Minneapolis Fed chief Neel Kashkari, who called vocally for rate cuts during 2019, is the clear dove among the four new voters. He joins alongside Robert Kaplan from Dallas, Philadelphia’s Patrick Harker and Loretta Mester from Cleveland. Each of them, along with every other Fed official, forecast no change in rates in 2020 in the dot plot published on December 11 — a striking demonstration of unity as the country heads into a US presidential election year.
They replace Kansas City Fed president Esther George and Boston’s Eric Rosengren, hawks who both dissented against all three rate cuts this year. The others departing are dove James Bullard from St. Louis, who wanted a halfpoint rather than quarter-point cut in September, and Chicago’s Charles Evans, who also supported easier monetary policy.
The yearly voter rotation among regional Fed presidents can foreshadow looming splits over policy that generate dissents, depending on who gets the vote and how strongly they disagree with their colleagues. But it generally won’t dictate the path of policy. That’s because Fed chairman Jerome Powell can probably count on the support of the Board of Governors, plus New York Fed president John Williams, who also wields a permanent FOMC vote. That means Powell has six votes against the four in the hands of the remaining regional Fed chiefs, in the rare event that all four voted the same way against him.
Here’s what the new voters have recently said about their outlooks.
Mester (somewhat hawkish)
The Cleveland Fed president is probably the most hawkish of the four, though her recent comments that policy is now in a “good spot” following three cuts don’t show any current pressure for a change. That said, the PhD economist and long-time Fed insider said she hadn’t favoured cutting rates three times. As a result, she may start pushing for tighter policy if inflation picks up with unemployment at a 50-year low.
Kashkari (dove) He was an outspoken advocate for cutting rates last year when inflation failed to pick up as expected. He’s argued the central bank should commit to not raising rates again until core inflation rises back to 2% on a sustained basis. The remarks suggest Kashkari won’t be pushing to raise rates anytime soon, and will make the case for allowing inflation to run above 2% without the Fed hitting the policy breaks — in order to demonstrate its commitment to achieving that target on a sustainable basis.
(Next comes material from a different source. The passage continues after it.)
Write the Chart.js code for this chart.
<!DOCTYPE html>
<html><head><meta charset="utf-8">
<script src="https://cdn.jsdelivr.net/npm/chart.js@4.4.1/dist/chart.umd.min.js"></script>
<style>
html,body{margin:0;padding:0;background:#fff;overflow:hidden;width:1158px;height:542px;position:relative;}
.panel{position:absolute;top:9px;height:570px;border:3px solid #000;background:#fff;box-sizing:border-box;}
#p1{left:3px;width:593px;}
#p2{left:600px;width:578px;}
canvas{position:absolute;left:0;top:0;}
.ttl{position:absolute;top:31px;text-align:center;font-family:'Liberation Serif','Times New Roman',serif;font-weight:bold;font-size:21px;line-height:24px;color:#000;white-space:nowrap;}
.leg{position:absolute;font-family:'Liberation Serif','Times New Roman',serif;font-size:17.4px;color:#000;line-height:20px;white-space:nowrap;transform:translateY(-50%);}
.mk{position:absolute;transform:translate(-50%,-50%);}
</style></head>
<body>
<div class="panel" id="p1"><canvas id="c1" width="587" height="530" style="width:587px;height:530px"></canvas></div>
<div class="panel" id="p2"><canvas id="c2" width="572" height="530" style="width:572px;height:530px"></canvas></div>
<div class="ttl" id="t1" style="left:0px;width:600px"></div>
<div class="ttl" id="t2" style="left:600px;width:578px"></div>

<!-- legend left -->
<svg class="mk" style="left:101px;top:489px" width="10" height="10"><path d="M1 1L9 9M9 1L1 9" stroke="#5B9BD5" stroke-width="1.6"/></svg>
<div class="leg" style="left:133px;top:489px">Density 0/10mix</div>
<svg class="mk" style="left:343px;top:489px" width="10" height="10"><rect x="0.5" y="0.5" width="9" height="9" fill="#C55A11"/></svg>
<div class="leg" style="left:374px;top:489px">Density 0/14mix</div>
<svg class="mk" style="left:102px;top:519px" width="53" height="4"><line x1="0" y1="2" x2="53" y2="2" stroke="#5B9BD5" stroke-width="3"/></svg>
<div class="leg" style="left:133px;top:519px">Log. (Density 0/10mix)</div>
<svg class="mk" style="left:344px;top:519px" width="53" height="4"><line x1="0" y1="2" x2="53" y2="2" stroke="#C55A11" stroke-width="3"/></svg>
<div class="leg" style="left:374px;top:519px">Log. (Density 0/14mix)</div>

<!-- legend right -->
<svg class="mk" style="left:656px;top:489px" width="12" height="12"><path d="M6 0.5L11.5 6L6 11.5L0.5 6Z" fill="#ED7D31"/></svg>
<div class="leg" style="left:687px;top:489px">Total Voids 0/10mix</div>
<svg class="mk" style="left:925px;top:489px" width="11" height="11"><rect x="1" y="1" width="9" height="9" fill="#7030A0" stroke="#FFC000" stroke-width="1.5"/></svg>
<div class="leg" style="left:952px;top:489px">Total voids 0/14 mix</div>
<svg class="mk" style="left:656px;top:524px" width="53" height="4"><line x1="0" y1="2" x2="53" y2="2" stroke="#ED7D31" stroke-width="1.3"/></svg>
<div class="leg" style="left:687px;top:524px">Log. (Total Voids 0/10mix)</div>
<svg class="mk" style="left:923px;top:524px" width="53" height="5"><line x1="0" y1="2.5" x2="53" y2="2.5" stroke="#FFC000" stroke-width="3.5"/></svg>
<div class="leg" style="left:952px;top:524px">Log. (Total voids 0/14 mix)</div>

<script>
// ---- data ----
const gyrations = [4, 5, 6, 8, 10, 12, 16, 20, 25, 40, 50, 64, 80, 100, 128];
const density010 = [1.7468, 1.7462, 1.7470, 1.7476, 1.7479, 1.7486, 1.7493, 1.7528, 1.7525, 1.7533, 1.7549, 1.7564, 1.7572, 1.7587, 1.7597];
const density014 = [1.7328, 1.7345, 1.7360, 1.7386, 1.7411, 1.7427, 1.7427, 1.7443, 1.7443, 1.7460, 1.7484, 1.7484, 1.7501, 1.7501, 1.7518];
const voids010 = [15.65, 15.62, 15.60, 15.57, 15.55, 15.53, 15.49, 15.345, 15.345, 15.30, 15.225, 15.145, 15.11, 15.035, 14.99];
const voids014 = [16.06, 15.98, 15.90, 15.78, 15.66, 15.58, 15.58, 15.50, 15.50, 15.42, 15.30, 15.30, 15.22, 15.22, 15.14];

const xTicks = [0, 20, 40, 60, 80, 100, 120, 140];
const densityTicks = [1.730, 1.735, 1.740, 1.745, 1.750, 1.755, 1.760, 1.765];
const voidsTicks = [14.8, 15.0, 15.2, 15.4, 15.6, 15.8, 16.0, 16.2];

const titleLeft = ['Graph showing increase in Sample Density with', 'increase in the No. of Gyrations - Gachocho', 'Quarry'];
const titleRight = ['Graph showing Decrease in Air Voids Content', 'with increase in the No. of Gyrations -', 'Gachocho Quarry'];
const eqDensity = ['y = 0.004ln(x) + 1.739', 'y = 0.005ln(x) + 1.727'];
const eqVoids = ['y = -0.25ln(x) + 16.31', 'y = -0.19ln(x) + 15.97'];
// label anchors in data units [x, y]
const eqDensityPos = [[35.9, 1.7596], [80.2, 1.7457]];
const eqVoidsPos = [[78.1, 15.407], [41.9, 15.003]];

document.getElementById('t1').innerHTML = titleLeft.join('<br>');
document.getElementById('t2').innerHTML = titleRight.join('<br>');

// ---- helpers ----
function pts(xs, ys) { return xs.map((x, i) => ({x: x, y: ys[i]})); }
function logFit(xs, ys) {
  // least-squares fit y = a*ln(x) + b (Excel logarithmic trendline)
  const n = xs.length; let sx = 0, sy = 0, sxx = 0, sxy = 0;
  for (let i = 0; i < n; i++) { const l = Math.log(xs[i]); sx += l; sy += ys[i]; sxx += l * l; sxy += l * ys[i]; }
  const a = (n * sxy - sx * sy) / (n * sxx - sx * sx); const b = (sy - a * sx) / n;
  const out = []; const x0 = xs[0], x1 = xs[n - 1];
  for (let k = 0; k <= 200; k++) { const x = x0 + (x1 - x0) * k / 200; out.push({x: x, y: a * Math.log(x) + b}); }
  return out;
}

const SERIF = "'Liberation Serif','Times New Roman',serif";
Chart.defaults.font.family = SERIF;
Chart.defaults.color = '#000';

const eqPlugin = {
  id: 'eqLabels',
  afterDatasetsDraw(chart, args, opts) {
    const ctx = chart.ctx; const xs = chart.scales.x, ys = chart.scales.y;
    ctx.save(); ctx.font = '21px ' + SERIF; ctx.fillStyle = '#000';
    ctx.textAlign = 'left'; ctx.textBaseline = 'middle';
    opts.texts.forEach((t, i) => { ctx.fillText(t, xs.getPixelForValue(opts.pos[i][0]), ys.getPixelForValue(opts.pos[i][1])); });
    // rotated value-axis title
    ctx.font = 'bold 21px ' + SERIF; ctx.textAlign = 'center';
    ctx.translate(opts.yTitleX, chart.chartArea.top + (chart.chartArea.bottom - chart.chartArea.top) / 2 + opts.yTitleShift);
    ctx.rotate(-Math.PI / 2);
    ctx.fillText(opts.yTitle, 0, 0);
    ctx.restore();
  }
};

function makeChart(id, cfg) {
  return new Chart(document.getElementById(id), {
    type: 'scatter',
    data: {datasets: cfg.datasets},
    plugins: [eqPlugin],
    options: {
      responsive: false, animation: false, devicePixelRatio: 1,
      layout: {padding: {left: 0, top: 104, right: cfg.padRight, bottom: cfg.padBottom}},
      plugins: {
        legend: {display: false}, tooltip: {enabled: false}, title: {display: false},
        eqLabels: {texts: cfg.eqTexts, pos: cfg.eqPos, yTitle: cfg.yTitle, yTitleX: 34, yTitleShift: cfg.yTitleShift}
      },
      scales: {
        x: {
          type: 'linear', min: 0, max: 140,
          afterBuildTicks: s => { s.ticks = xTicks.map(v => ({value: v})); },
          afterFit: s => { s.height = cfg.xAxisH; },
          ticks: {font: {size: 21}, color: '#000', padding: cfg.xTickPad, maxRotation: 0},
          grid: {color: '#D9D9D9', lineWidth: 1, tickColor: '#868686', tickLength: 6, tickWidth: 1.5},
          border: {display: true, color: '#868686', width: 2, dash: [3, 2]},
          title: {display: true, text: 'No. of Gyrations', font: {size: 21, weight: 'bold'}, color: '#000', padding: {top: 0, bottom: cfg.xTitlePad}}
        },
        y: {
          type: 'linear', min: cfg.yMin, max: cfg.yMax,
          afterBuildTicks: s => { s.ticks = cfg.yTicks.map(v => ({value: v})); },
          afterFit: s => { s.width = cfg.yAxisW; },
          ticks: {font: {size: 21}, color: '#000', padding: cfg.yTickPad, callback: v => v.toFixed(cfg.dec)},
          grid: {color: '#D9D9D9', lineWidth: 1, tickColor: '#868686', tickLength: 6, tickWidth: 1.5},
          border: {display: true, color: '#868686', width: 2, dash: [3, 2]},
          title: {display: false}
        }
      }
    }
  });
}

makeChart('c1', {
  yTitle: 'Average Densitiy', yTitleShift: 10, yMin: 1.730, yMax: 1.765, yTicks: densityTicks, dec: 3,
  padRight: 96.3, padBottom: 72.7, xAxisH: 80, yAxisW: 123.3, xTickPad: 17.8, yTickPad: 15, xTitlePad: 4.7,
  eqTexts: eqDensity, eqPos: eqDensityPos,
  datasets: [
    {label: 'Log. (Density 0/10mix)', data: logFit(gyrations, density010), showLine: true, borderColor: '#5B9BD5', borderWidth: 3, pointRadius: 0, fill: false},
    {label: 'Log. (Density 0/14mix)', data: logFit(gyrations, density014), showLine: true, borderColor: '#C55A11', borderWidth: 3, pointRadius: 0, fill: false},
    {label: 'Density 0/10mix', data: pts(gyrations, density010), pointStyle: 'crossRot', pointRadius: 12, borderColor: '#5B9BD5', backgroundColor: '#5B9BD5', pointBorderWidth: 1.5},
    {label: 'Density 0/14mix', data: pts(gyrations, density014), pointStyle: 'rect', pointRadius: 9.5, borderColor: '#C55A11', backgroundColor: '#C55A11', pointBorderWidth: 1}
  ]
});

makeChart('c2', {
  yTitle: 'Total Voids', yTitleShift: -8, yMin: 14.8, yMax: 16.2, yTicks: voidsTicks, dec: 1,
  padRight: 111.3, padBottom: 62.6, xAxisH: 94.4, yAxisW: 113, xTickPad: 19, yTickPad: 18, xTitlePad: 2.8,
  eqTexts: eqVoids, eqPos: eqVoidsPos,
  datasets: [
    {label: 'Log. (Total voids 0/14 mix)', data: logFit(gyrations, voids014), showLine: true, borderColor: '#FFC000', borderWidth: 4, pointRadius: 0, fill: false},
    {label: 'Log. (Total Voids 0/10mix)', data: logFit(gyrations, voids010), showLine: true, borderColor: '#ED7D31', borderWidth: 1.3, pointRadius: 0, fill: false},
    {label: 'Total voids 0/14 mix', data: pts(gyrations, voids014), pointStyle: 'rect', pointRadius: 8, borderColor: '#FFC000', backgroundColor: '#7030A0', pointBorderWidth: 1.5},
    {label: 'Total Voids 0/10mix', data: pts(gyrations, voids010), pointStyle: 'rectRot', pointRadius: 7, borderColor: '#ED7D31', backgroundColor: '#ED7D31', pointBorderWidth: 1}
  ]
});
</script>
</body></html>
Kaplan (centrist) The Dallas Fed chief sees a sluggish economy in 2020, so things would have to deteriorate for him to back easing policy further. He’d been open to easing earlier in 2019 after the yield curve inverted. But he told Bloomberg Television on December 18 that with the curve sloping upward, Fed policy is probably in the right place. Nor did he sound worried about inflation, saying the pricing power of businesses has been eroded by technology and he expects inflation to be “muted for some period of time.” He has never dissented since joining the Fed in 2015.
Harker (centrist with hawkish bent) Philadelphia’s Harker spoke out several times against the Fed’s rate cuts this year, which he said were unwarranted because the economy appeared to be weathering uncertainty caused by trade tension between the US and China. That could signal he’d favour raising rates sooner rather than later to stay ahead of inflation amid very low unemployment. He has never dissented at an FOMC meeting since joining the Fed in 2015.